So tonight I come home from a long day of dealing with Isaac work and the wifey has a look of angst written all over her face. She's pissed off about something and to be quite honest, I didn't even ask what was wrong. So I go about my usual Friday routine and prepare to cut the grass as there is only a few minutes of daylight left in the day. We are having a B-Day party for my daughter tomorrow and I need the yard to look nice. Being so fawking busy with work, I had to cut my lawn in total darkness tonight and i nailed it. Cut, bag, and trim. I'm so proud of my work that I drink my first beer before I start the blower. As I walk into the kitchen to grab said cold beer and cool off for a minute I ask her about how great the lawn looks. She tells me, Mrs. Bunny: What's up with the dookie on the carpet in the bathroom? Me: On the horseshoe sky blue shag carpet thing around the crapper that tells everyone how white trash we are? That one? MRS Bunny: Yup! Me: Sorry babe. I took a sh!t and some of the wippings must have hit the floor.
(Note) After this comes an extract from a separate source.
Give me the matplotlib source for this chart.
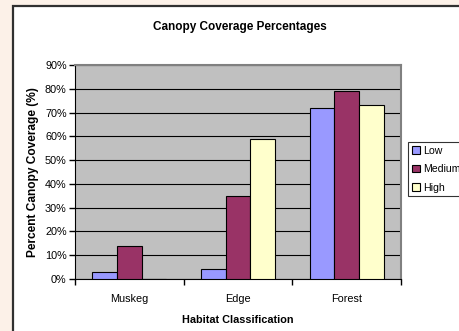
import matplotlib.pyplot as plt
from matplotlib.patches import Rectangle, Patch
import numpy as np

plt.rcParams['font.family'] = ['Liberation Sans', 'DejaVu Sans']

categories = ['Muskeg', 'Edge', 'Forest']
series_names = ['Low', 'Medium', 'High']
low = [3, 4, 72]
medium = [14, 35, 79]
high = [0, 59, 73]
colors = ['#9999FF', '#993366', '#FFFFCC']

fig = plt.figure(figsize=(4.6, 3.31), dpi=100)
fig.patch.set_facecolor('#FCF1E8')

# weisser Rahmen der Excel-Grafik (rechts und unten abgeschnitten)
frame = Rectangle((13 / 460, -0.05), 1.0, 1 - 6 / 331 + 0.05, transform=fig.transFigure,
                  facecolor='white', edgecolor='#303030', linewidth=1.6, zorder=-1)
fig.patches.append(frame)

ax = fig.add_axes([75 / 460, 1 - 279 / 331, 326 / 460, 214 / 331])
ax.set_facecolor('#C0C0C0')

x = np.arange(len(categories))
w = 0.226
for i, (vals, name) in enumerate(zip([low, medium, high], series_names)):
    ax.bar(x + (i - 1) * w, vals, w, color=colors[i], edgecolor='black', linewidth=0.8,
           label=name, zorder=3)

ax.set_xlim(-0.5, 2.5)
ax.set_ylim(0, 90)
ax.set_yticks(range(0, 91, 10))
ax.set_yticklabels([f'{v}%' for v in range(0, 91, 10)], fontsize=7.8)
ax.yaxis.grid(True, color='black', linewidth=0.8)
ax.set_axisbelow(True)

ax.set_xticks(x)
ax.set_xticklabels(categories, fontsize=7.8)
ax.tick_params(axis='x', which='major', length=0, pad=11)
ax.set_xticks([-0.5, 0.5, 1.5, 2.5], minor=True)
ax.tick_params(axis='x', which='minor', length=4, width=1, direction='out')
ax.tick_params(axis='y', length=4, width=1, direction='out', pad=2)

for s in ['top', 'right']:
    ax.spines[s].set_color('#808080')
    ax.spines[s].set_linewidth(1.5)
ax.spines['left'].set_color('black')
ax.spines['bottom'].set_color('black')

ax.set_xlabel('Habitat Classification', fontsize=7.8, fontweight='bold', labelpad=8)
ax.set_ylabel('Percent Canopy Coverage (%)', fontsize=8.6, fontweight='bold', labelpad=4)
fig.text(240 / 460, 1 - 27 / 331, 'Canopy Coverage Percentages', fontsize=8.5,
         fontweight='bold', ha='center', va='center')

handles = [Patch(facecolor=c, edgecolor='black', linewidth=0.8) for c in colors]
leg = ax.legend(handles, series_names, loc='upper left',
                bbox_to_anchor=(408 / 460, 1 - 142 / 331), bbox_transform=fig.transFigure,
                fontsize=7.6, frameon=True, fancybox=False, borderpad=0.35,
                handlelength=0.75, handleheight=0.75, handletextpad=0.3,
                labelspacing=0.8, borderaxespad=0)
leg.get_frame().set_edgecolor('black')
leg.get_frame().set_linewidth(0.8)

fig.savefig('out.png', dpi=100, facecolor=fig.get_facecolor())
Didn't realize some hershey kisses hit the floor. I'll clean it up. Mrs. Bunny: Between the piss on the floor and now the sh!t stains on the carpet, you need to get it together. NOTE( I am 6'3 and have really big bawls. When I piss, it splatters. When I wipe, I can't sit. It's just the facts of life. I have to stand to wipe the bunger and there is nothing more I can do about it.) Mrs. Bunny: I've had it. Me: Try standing up to piss and then wipe after a good hard sh!t and not make a mess. Mrs.Bunny: There are two wemens in this house who never piss on the floor and never leave dookie on the mat. Me: GOOD! I should have bought the fawking buday toilet so I wouldn't have to see the monthly remnants of aunt flow between the two of you who refuse to flush the toilet after you two give blood. Mrs. Bunny: So this is my fault? Me: I can wipe sh!t off the floor. I can't wipe it off the blue shag carpet white trash horseshoe thing. It's me or it!!! Mrs. Bunny: I'm done with you!

This is a true story and I'll fight anyone who says it's fake.